Red flag: Key columns (ID, email) with cardinality < row count.

3. Validity

Question: Do values match expected formats?

Check	Command	What to Look For
Schema validation	`validate schema.json`	Validation error count
Data types	`stats`	`type` column (String, Integer, Float, Date, etc.)
Format patterns	`search --flag`	Rows not matching expected regex
Value ranges	`stats`	`min`, `max` outside expected range

Red flag: Type column shows "String" for what should be numeric data.

4. Consistency

Question: Are formats consistent across the dataset?

Check	Command	What to Look For
Date formats	`stats`	Mixed date types in same column
Case consistency	`frequency`	"NYC" vs "nyc" vs "Nyc" as separate values
Encoding	`sniff`	Non-UTF-8 encoding detected
Delimiters	`sniff`	Unexpected delimiter or quoting
Row lengths	`fixlengths --count`	Rows with wrong number of fields

Red flag: Frequency shows same value in different cases/formats.

5. Accuracy

Question: Are values plausible?

Check	Command	What to Look For
Statistical outliers	`stats`	`mean`, `stddev` - values > 3 stddev from mean
Value distributions	`frequency --limit 20`	Unexpected dominant values
Range checks	`stats`	`min`/`max` outside plausible range
Cross-field checks	`sqlp`	SQL WHERE clauses for business rules

Red flag: Latitude > 90 or < -90, negative ages, future birth dates.
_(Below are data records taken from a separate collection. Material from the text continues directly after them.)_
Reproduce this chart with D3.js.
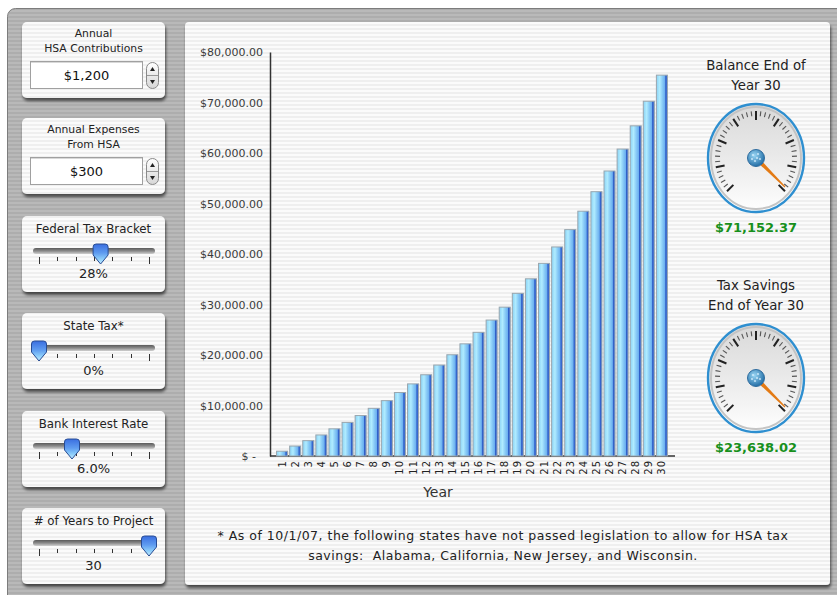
<!DOCTYPE html>
<html>
<head>
<meta charset="utf-8">
<script src="https://cdn.jsdelivr.net/npm/d3@7"></script>
<style>
    body { margin: 0; background: #fff; }
    svg { display: block; font-family: "DejaVu Sans", Verdana, sans-serif; }
</style>
</head>
<body>
<svg id="chart" width="837" height="595"></svg>
<script>
// chart data
const years = [1, 2, 3, 4, 5, 6, 7, 8, 9, 10, 11, 12, 13, 14, 15, 16, 17, 18, 19, 20, 21, 22, 23, 24, 25, 26, 27, 28, 29, 30];
const balances = [950, 1970, 3040, 4170, 5380, 6650, 8010, 9440, 10960, 12570, 14280, 16090, 18010, 20050, 22210,
    24490, 26920, 29480, 32210, 35090, 38150, 41400, 44830, 48480, 52340, 56440, 60780, 65380, 70250, 75420];
const yTicks = [0, 10000, 20000, 30000, 40000, 50000, 60000, 70000, 80000];

// gauges
const gaugeTitles = [['Balance End of', 'Year 30'], ['Tax Savings', 'End of Year 30']];
const gaugeValues = [71152.37, 23638.02];

// left controls
const inputLabels = [['Annual', 'HSA Contributions'], ['Annual Expenses', 'From HSA']];
const inputValues = ['$1,200', '$300'];
const sliderLabels = ['Federal Tax Bracket', 'State Tax*', 'Bank Interest Rate', '# of Years to Project'];
const sliderValues = [28, 0, 6, 30];
const sliderMax = [50, 10, 20, 30];
const sliderText = ['28%', '0%', '6.0%', '30'];

const footnote = ['* As of 10/1/07, the following states have not passed legislation to allow for HSA tax',
    'savings:\u00a0\u00a0Alabama, California, New Jersey, and Wisconsin.'];

const svg = d3.select('#chart');
const defs = svg.append('defs');

// stripes
function stripes(id, a, b) {
    const p = defs.append('pattern').attr('id', id).attr('patternUnits', 'userSpaceOnUse')
        .attr('width', 4).attr('height', 4);
    p.append('rect').attr('width', 4).attr('height', 4).attr('fill', a);
    p.append('rect').attr('width', 4).attr('height', 2).attr('fill', b);
}
stripes('paper', '#fbfbfb', '#efefef');
stripes('metal', '#b9b9b9', '#adadad');

const shadow = defs.append('filter').attr('id', 'shadow').attr('x', '-10%').attr('y', '-10%')
    .attr('width', '130%').attr('height', '130%');
shadow.append('feDropShadow').attr('dx', 1).attr('dy', 3).attr('stdDeviation', 1.6)
    .attr('flood-color', '#000').attr('flood-opacity', 0.6);

function linGrad(id, stops, vertical) {
    const g = defs.append('linearGradient').attr('id', id)
        .attr('x1', 0).attr('y1', 0).attr('x2', vertical ? 0 : 1).attr('y2', vertical ? 1 : 0);
    stops.forEach(s => g.append('stop').attr('offset', s[0]).attr('stop-color', s[1]));
}
linGrad('barGrad', [[0, '#8ad2f5'], [0.3, '#b0ecff'], [0.55, '#88caf6'], [0.76, '#6cb0f0'], [0.84, '#2f5fc8'], [1, '#4a7ad6']]);
linGrad('trackGrad', [[0, '#5a5a5a'], [0.5, '#8a8a8a'], [1, '#d0d0d0']], true);
linGrad('thumbGrad', [[0, '#3a6ee0'], [0.45, '#5f9cf0'], [0.75, '#8ccdfa'], [1, '#c4ecff']], true);
linGrad('stepGrad', [[0, '#ffffff'], [1, '#d6d6d6']], true);
linGrad('faceGrad', [[0, '#d9d9d9'], [0.45, '#e8e8e8'], [0.75, '#f4f4f4'], [1, '#ffffff']], true);
const hubGrad = defs.append('radialGradient').attr('id', 'hubGrad').attr('cx', '40%').attr('cy', '35%').attr('r', '65%');
hubGrad.append('stop').attr('offset', 0).attr('stop-color', '#9ad6f4');
hubGrad.append('stop').attr('offset', 1).attr('stop-color', '#236ea6');

// outer frame
svg.append('rect').attr('x', 7.5).attr('y', 8.5).attr('width', 850).attr('height', 620).attr('rx', 8)
    .attr('fill', 'url(#metal)').attr('stroke', '#7c7c7c');

// main panel
const mainPanel = { x: 185, y: 22, w: 645, h: 563 };
svg.append('rect').attr('x', mainPanel.x).attr('y', mainPanel.y).attr('width', mainPanel.w).attr('height', mainPanel.h)
    .attr('rx', 4).attr('fill', 'url(#paper)').attr('filter', 'url(#shadow)');

// ---- left controls ----
const panelTops = [22, 118, 216, 313, 411, 508];
const panelX = 22, panelW = 143, panelH = 76;
const left = svg.append('g');

panelTops.forEach(t => {
    left.append('rect').attr('x', panelX).attr('y', t).attr('width', panelW).attr('height', panelH)
        .attr('rx', 5).attr('fill', 'url(#paper)').attr('filter', 'url(#shadow)');
});

inputLabels.forEach((lines, i) => {
    const t = panelTops[i];
    lines.forEach((s, j) => {
        left.append('text').attr('x', panelX + panelW / 2).attr('y', t + 15 + j * 15)
            .attr('text-anchor', 'middle').attr('font-size', 10.8).attr('fill', '#222').text(s);
    });
    left.append('rect').attr('x', 30.5).attr('y', t + 39.5).attr('width', 112).attr('height', 27)
        .attr('fill', '#fff').attr('stroke', '#a0a0a0');
    left.append('line').attr('x1', 31).attr('x2', 142).attr('y1', t + 40.5).attr('y2', t + 40.5)
        .attr('stroke', '#d8d8d8');
    left.append('text').attr('x', 86.5).attr('y', t + 58).attr('text-anchor', 'middle')
        .attr('font-size', 13).attr('fill', '#111').text(inputValues[i]);
    // stepper
    const sx = 146, sy = t + 40;
    left.append('rect').attr('x', sx + 0.5).attr('y', sy + 0.5).attr('width', 12).attr('height', 26).attr('rx', 6)
        .attr('fill', 'url(#stepGrad)').attr('stroke', '#8a8a8a');
    left.append('line').attr('x1', sx + 1).attr('x2', sx + 12).attr('y1', sy + 13.5).attr('y2', sy + 13.5)
        .attr('stroke', '#9a9a9a');
    left.append('path').attr('d', `M${sx + 4},${sy + 9} L${sx + 9},${sy + 9} L${sx + 6.5},${sy + 5} Z`).attr('fill', '#222');
    left.append('path').attr('d', `M${sx + 4},${sy + 18} L${sx + 9},${sy + 18} L${sx + 6.5},${sy + 22} Z`).attr('fill', '#222');
});

const sliderScaleX = [39, 149];
sliderLabels.forEach((label, i) => {
    const t = panelTops[i + 2];
    left.append('text').attr('x', panelX + panelW / 2).attr('y', t + 17)
        .attr('text-anchor', 'middle').attr('font-size', 11.8).attr('fill', '#222').text(label);
    left.append('rect').attr('x', 33).attr('y', t + 32).attr('width', 122).attr('height', 6).attr('rx', 3)
        .attr('fill', 'url(#trackGrad)');
    const sx = d3.scaleLinear().domain([0, sliderMax[i]]).range(sliderScaleX);
    d3.range(7).forEach(k => {
        const tx = Math.round(sliderScaleX[0] + k * (sliderScaleX[1] - sliderScaleX[0]) / 6) + 0.5;
        const long = k === 0 || k === 6;
        left.append('line').attr('x1', tx).attr('x2', tx).attr('y1', t + 41).attr('y2', t + (long ? 48 : 45))
            .attr('stroke', '#333');
    });
    const cx = sx(sliderValues[i]), ty = t + 28;
    left.append('path')
        .attr('d', `M${cx - 7.5},${ty + 3} Q${cx - 7.5},${ty} ${cx - 4.5},${ty} L${cx + 4.5},${ty} Q${cx + 7.5},${ty} ${cx + 7.5},${ty + 3}` +
            ` L${cx + 7.5},${ty + 11} L${cx},${ty + 20} L${cx - 7.5},${ty + 11} Z`)
        .attr('fill', 'url(#thumbGrad)').attr('stroke', '#284c94').attr('stroke-width', 1);
    left.append('text').attr('x', panelX + panelW / 2).attr('y', t + 62)
        .attr('text-anchor', 'middle').attr('font-size', 13).attr('fill', '#222').text(sliderText[i]);
});

// ---- bar chart ----
const x = d3.scaleBand().domain(years).range([275, 669]).padding(0.08);
const y = d3.scaleLinear().domain([0, 80000]).range([456, 52]);
const fmt = d3.format('$,.2f');

const chart = svg.append('g');

const yAxis = chart.append('g').attr('transform', 'translate(270,0)')
    .call(d3.axisLeft(y).tickValues(yTicks).tickSize(0).tickPadding(7)
        .tickFormat(d => d === 0 ? '$ -' : fmt(d)));
yAxis.select('.domain').attr('stroke', '#333').attr('stroke-width', 1.5);
yAxis.selectAll('text').attr('font-size', 11).attr('fill', '#3a3a3a').attr('font-family', 'DejaVu Sans')
    .attr('dx', d => d === 0 ? -7 : 0);

chart.append('line').attr('x1', 270).attr('x2', x.range()[1] + 6).attr('y1', y(0)).attr('y2', y(0))
    .attr('stroke', '#333').attr('stroke-width', 1.5);

chart.append('g').selectAll('rect').data(balances).join('rect')
    .attr('x', (d, i) => x(years[i]) + 0.5)
    .attr('y', d => y(d))
    .attr('width', x.bandwidth() - 1)
    .attr('height', d => y(0) - y(d))
    .attr('fill', 'url(#barGrad)')
    .attr('stroke', '#9aa6ae').attr('stroke-width', 1);

const xAxis = chart.append('g').attr('transform', `translate(0,${y(0)})`)
    .call(d3.axisBottom(x).tickSize(0).tickSizeOuter(0));
xAxis.select('.domain').remove();
xAxis.selectAll('text')
    .attr('transform', 'rotate(-90)')
    .attr('x', -4).attr('y', 0).attr('dy', '0.35em')
    .attr('text-anchor', 'end')
    .attr('font-size', 10).attr('letter-spacing', 1)
    .attr('fill', '#222').attr('font-family', 'DejaVu Sans');

chart.append('text').attr('x', 438).attr('y', 497).attr('text-anchor', 'middle')
    .attr('font-size', 14).attr('fill', '#333').text('Year');

// ---- gauges ----
const gaugeCenters = [[756, 158], [756, 378]];
gaugeValues.forEach((v, i) => {
    const [cx, cy] = gaugeCenters[i];
    const g = svg.append('g');
    gaugeTitles[i].forEach((s, j) => {
        g.append('text').attr('x', cx).attr('y', cy - 88 + j * 20).attr('text-anchor', 'middle')
            .attr('font-size', 13.3).attr('fill', '#222').text(s);
    });
    const rx = 48, ry = 54;
    g.append('ellipse').attr('cx', cx).attr('cy', cy).attr('rx', rx).attr('ry', ry)
        .attr('fill', 'url(#faceGrad)').attr('stroke', '#2e8fd0').attr('stroke-width', 2.4);
    g.append('ellipse').attr('cx', cx).attr('cy', cy).attr('rx', rx - 3).attr('ry', ry - 3)
        .attr('fill', 'none').attr('stroke', '#c4c4c4').attr('stroke-width', 2);

    const ang = d3.scaleLinear().domain([0, v]).range([-135, 135]);
    d3.range(41).forEach(k => {
        const a = (-135 + k * 270 / 40) * Math.PI / 180;
        const major = k % 5 === 0;
        const r0 = 7, r1 = major ? 16 : 12;
        g.append('line')
            .attr('x1', cx + Math.sin(a) * (rx - r0)).attr('y1', cy - Math.cos(a) * (ry - r0))
            .attr('x2', cx + Math.sin(a) * (rx - r1)).attr('y2', cy - Math.cos(a) * (ry - r1))
            .attr('stroke', major ? '#222' : '#555').attr('stroke-width', major ? 2 : 1.1);
    });

    g.append('path').attr('d', 'M-2.2,0 L-0.6,-41 L0.6,-41 L2.2,0 Z')
        .attr('transform', `translate(${cx},${cy}) rotate(${ang(v)})`)
        .attr('fill', '#e37a14');
    g.append('circle').attr('cx', cx).attr('cy', cy).attr('r', 8.5)
        .attr('fill', 'url(#hubGrad)').attr('stroke', '#2f6c9e').attr('stroke-width', 1);
    [[-3, -3], [2, -4], [4, 1], [-1, 3], [-4, 1], [1, 0]].forEach(p => {
        g.append('circle').attr('cx', cx + p[0]).attr('cy', cy + p[1]).attr('r', 1.1).attr('fill', '#d8f0ff').attr('opacity', 0.8);
    });

    g.append('text').attr('x', cx).attr('y', cy + 74).attr('text-anchor', 'middle')
        .attr('font-size', 13).attr('font-weight', 'bold').attr('fill', '#17901c')
        .text(d3.format('$,.2f')(v));
});

// ---- footnote ----
footnote.forEach((s, j) => {
    svg.append('text').attr('x', 503).attr('y', 540 + j * 20).attr('text-anchor', 'middle')
        .attr('font-size', 12.5).attr('letter-spacing', 0.5).attr('fill', '#222').text(s);
});
</script>
</body>
</html>
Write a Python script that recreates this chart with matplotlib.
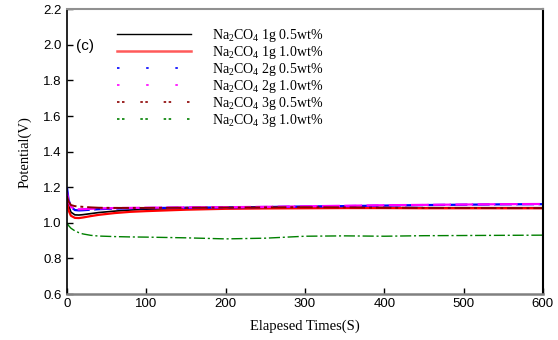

Quality Assessment Workflow

code

1. sniff           -> Detect format, encoding, preamble issues
2. count           -> Establish baseline row count
3. headers         -> Verify expected columns exist
4. stats --cardinality --stats-jsonl -> Full statistical profile
5. frequency       -> Value distribution for categorical columns
6. validate        -> Schema validation (if schema available)
7. fixlengths --count -> Check for ragged rows

Quality Report Checklist

After profiling, report on:

• Row count and column count
• Null/empty counts per column (completeness)
• Cardinality per column (uniqueness assessment)
• Data types inferred per column (validity)
• Min/max/mean for numeric columns (range plausibility)
• Top frequency values for categorical columns (distribution)
• Duplicate rows detected (uniqueness)
• Schema violations if schema provided (validity)
• Encoding and delimiter detected (consistency)

Common Data Quality Fixes

Problem	Fix Command
Inconsistent case	`apply operations upper/lower col`
Leading/trailing whitespace	`apply operations trim col`
Duplicate rows	`dedup`
Ragged rows	`fixlengths`
Unsafe column names	`safenames`
Wrong encoding	`input` (normalizes to UTF-8)
Empty value replacement	`apply emptyreplace "N/A" col`
Invalid rows	`validate schema.json` + filter